Who knows at this point. Most commentators seem to be making stuff up to fill space. And the US electoral system is quite baffling. The pundits pore over the “early voting” returns (quite why these are released before the election polls close is beyond me). Yet no one thinks to question whether the “registered Republicans” (and Democrats) will actually vote for the party they’re affiliated to this time. I’d be really interested to see how much reg R->D and reg D->R voting actually happens.

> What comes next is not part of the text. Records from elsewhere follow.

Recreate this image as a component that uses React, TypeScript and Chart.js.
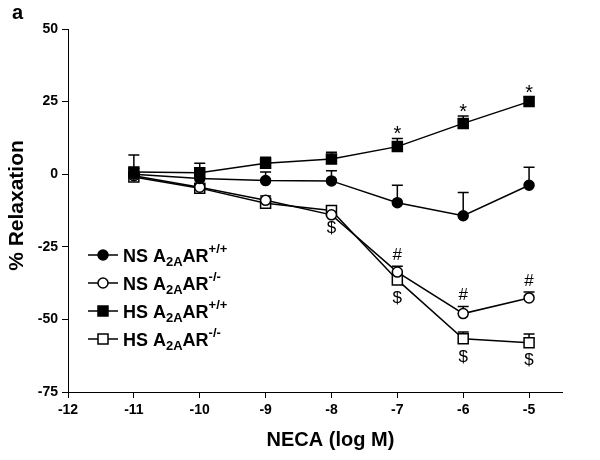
import React, { useEffect, useRef } from "react";
import { Chart, registerables } from "chart.js";

Chart.register(...registerables);

const xValues = [-11, -10, -9, -8, -7, -6, -5];
const xTicks = [-12, -11, -10, -9, -8, -7, -6, -5];
const yTicks = [-75, -50, -25, 0, 25, 50];

const nsWT = [0, -1.5, -2.2, -2.3, -9.8, -14.3, -3.8];
const nsWTErr = [2, 2, 3, 3.5, 6, 8, 6.2];
const nsKO = [-0.5, -4.5, -9, -14, -33.7, -48, -42.6];
const nsKOErr = [1, 1, 1.5, 1.5, 2, 2.4, 2];
const hsWT = [0.8, 0.5, 3.8, 5.2, 9.5, 17.5, 25];
const hsWTErr = [5.8, 3.3, 2, 2.4, 2.8, 2.5, 1.5];
const hsKO = [-1, -4.8, -10, -12.5, -36.4, -56.7, -58];
const hsKOErr = [1, 1, 1.5, 1.5, 2, 2.4, 3];

const starAt = [-7, -6, -5]; // HS +/+
const hashAt = [-7, -6, -5]; // NS -/-
const dollarAt = [-8, -7, -6, -5]; // HS -/-

const legendLabels = [
  { pre: "NS A", sub: "2A", mid: "AR", sup: "+/+" },
  { pre: "NS A", sub: "2A", mid: "AR", sup: "-/-" },
  { pre: "HS A", sub: "2A", mid: "AR", sup: "+/+" },
  { pre: "HS A", sub: "2A", mid: "AR", sup: "-/-" },
];

const FONT = "'Liberation Sans', Arial, sans-serif";

const toPts = (ys: number[]) => xValues.map((x, i) => ({ x, y: ys[i] }));

const seriesErr = [nsWTErr, nsKOErr, hsWTErr, hsKOErr];

const errorBarPlugin = {
  id: "errorBars",
  beforeDatasetsDraw(chart: any) {
    const ctx = chart.ctx;
    const xs = chart.scales.x;
    const ys = chart.scales.y;
    ctx.save();
    ctx.strokeStyle = "#000";
    ctx.lineWidth = 1.5;
    chart.data.datasets.forEach((ds: any, di: number) => {
      ds.data.forEach((p: any, i: number) => {
        const px = xs.getPixelForValue(p.x);
        const py = ys.getPixelForValue(p.y);
        const pt = ys.getPixelForValue(p.y + seriesErr[di][i]);
        ctx.beginPath();
        ctx.moveTo(px, py);
        ctx.lineTo(px, pt);
        ctx.moveTo(px - 5.5, pt);
        ctx.lineTo(px + 5.5, pt);
        ctx.stroke();
      });
    });
    ctx.restore();
  },
};

function drawMarker(ctx: any, style: string, filled: boolean, x: number, y: number) {
  ctx.beginPath();
  if (style === "circle") ctx.arc(x, y, 5, 0, Math.PI * 2);
  else ctx.rect(x - 5, y - 5, 10, 10);
  ctx.fillStyle = filled ? "#000" : "#fff";
  ctx.fill();
  ctx.lineWidth = 1.5;
  ctx.strokeStyle = "#000";
  ctx.stroke();
}

const overlayPlugin = {
  id: "overlay",
  afterDraw(chart: any) {
    const ctx = chart.ctx;
    const xs = chart.scales.x;
    const ys = chart.scales.y;
    const area = chart.chartArea;
    ctx.save();
    ctx.fillStyle = "#000";

    // significance marks
    const findY = (arr: number[], x: number) => arr[xValues.indexOf(x)];
    ctx.textAlign = "center";
    ctx.textBaseline = "middle";
    ctx.font = `20px ${FONT}`;
    starAt.forEach((x) => {
      const top = ys.getPixelForValue(findY(hsWT, x) + findY(hsWTErr, x));
      ctx.fillText("*", xs.getPixelForValue(x), top - 4);
    });
    ctx.font = `17px ${FONT}`;
    hashAt.forEach((x) => {
      const top = ys.getPixelForValue(findY(nsKO, x) + findY(nsKOErr, x));
      ctx.fillText("#", xs.getPixelForValue(x), top - 11);
    });
    ctx.font = `17px ${FONT}`;
    dollarAt.forEach((x) => {
      const py = ys.getPixelForValue(findY(hsKO, x));
      ctx.fillText("$", xs.getPixelForValue(x), py + 18);
    });

    // legend
    const styles = [
      ["circle", true],
      ["circle", false],
      ["rect", true],
      ["rect", false],
    ] as const;
    const lx = area.left + 20;
    const ly0 = area.top + 226;
    legendLabels.forEach((lab, i) => {
      const y = ly0 + i * 28;
      ctx.beginPath();
      ctx.strokeStyle = "#000";
      ctx.lineWidth = 1.5;
      ctx.moveTo(lx, y);
      ctx.lineTo(lx + 30, y);
      ctx.stroke();
      drawMarker(ctx, styles[i][0], styles[i][1], lx + 15, y);
      let tx = lx + 35;
      ctx.textAlign = "left";
      ctx.textBaseline = "alphabetic";
      ctx.fillStyle = "#000";
      ctx.font = `bold 18px ${FONT}`;
      ctx.fillText(lab.pre, tx, y + 6.5);
      tx += ctx.measureText(lab.pre).width;
      ctx.font = `bold 13px ${FONT}`;
      ctx.fillText(lab.sub, tx, y + 10.5);
      tx += ctx.measureText(lab.sub).width;
      ctx.font = `bold 18px ${FONT}`;
      ctx.fillText(lab.mid, tx, y + 6.5);
      tx += ctx.measureText(lab.mid).width;
      ctx.font = `bold 13px ${FONT}`;
      ctx.fillText(lab.sup, tx, y - 2);
    });

    // axis titles and panel label
    ctx.textAlign = "center";
    ctx.textBaseline = "middle";
    ctx.font = `bold 20px ${FONT}`;
    ctx.fillText("NECA (log M)", xs.getPixelForValue(-8) - 1, 440);
    ctx.save();
    ctx.translate(17, (area.top + area.bottom) / 2 - 5);
    ctx.rotate(-Math.PI / 2);
    ctx.font = `bold 21px ${FONT}`;
    ctx.fillText("% Relaxation", 0, 0);
    ctx.restore();
    ctx.textAlign = "left";
    ctx.font = `bold 20px ${FONT}`;
    ctx.fillText("a", 12, 13);
    ctx.restore();
  },
};

export default function App() {
  const ref = useRef<HTMLCanvasElement | null>(null);
  useEffect(() => {
    document.body.style.margin = "0";
    if (!ref.current) return;
    const mk = (data: number[], style: string, filled: boolean) => ({
      data: toPts(data),
      borderColor: "#000",
      borderWidth: 1.5,
      pointStyle: style,
      pointRadius: style === "rect" ? 7.07 : 5,
      pointBorderWidth: 1.5,
      pointBorderColor: "#000",
      pointBackgroundColor: filled ? "#000" : "#fff",
      backgroundColor: filled ? "#000" : "#fff",
      showLine: true,
      tension: 0,
    });
    const chart = new Chart(ref.current, {
      type: "scatter",
      data: {
        datasets: [
          mk(nsWT, "circle", true),
          mk(nsKO, "circle", false),
          mk(hsWT, "rect", true),
          mk(hsKO, "rect", false),
        ] as any,
      },
      options: {
        responsive: false,
        animation: false,
        layout: { padding: { top: 29, right: 38, left: 0, bottom: 0 } },
        plugins: { legend: { display: false }, tooltip: { enabled: false } },
        scales: {
          x: {
            type: "linear",
            min: -12,
            max: -4.5,
            afterBuildTicks: (s: any) => {
              s.ticks = xTicks.map((v) => ({ value: v }));
            },
            afterFit: (s: any) => {
              s.height = 68;
            },
            grid: { drawOnChartArea: false, drawTicks: true, tickLength: 6, color: "#000" },
            border: { display: true, color: "#000", width: 1 },
            ticks: {
              color: "#000",
              padding: 4,
              maxRotation: 0,
              font: { family: FONT, size: 14, weight: "bold" },
            },
          },
          y: {
            type: "linear",
            min: -75,
            max: 50,
            afterBuildTicks: (s: any) => {
              s.ticks = yTicks.map((v) => ({ value: v }));
            },
            afterFit: (s: any) => {
              s.width = 68;
            },
            grid: { drawOnChartArea: false, drawTicks: true, tickLength: 6, color: "#000" },
            border: { display: true, color: "#000", width: 1 },
            ticks: {
              color: "#000",
              padding: 4,
              font: { family: FONT, size: 14, weight: "bold" },
            },
          },
        },
      } as any,
      plugins: [errorBarPlugin, overlayPlugin],
    });
    return () => chart.destroy();
  }, []);
  return (
    <div style={{ position: "absolute", left: 0, top: 0, width: 600, height: 460, background: "#fff" }}>
      <canvas ref={ref} width={600} height={460} />
    </div>
  );
}
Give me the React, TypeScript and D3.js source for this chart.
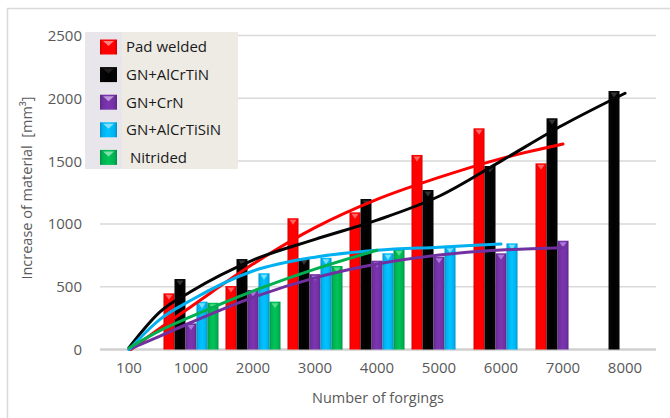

I gather the score (18:00 GMT) is currently 3-3 from Dixie Notch, NH. Yes, that’s literally 3 votes each. It’s apparently the Sunderland of the US (reports earliest – possibly even before the polls open in Hawaii). And has only 6 voters.
Anyone know if they do “horses at polling stations” in the US ? Feels like it should be a thing in Texas.

Christopher Chantrill
Christopher Chantrill
1 hour ago

Having read Martin Gurri’s The Revolt of the Public I see all around me people saying that the world has changed.
Probably because the end of the Age of Mass Media and the rise of the Age of the Internet means that the top down Narrative monopoly and the Rule of the Experts of the good old days is over. Yahoos like Joe Rogan get a voice. I say chaps! Not really out of the top drawer, what!
Fortunately there’s a book to explain the whole procedure. Why Most Things Fail by Paul Ormerod.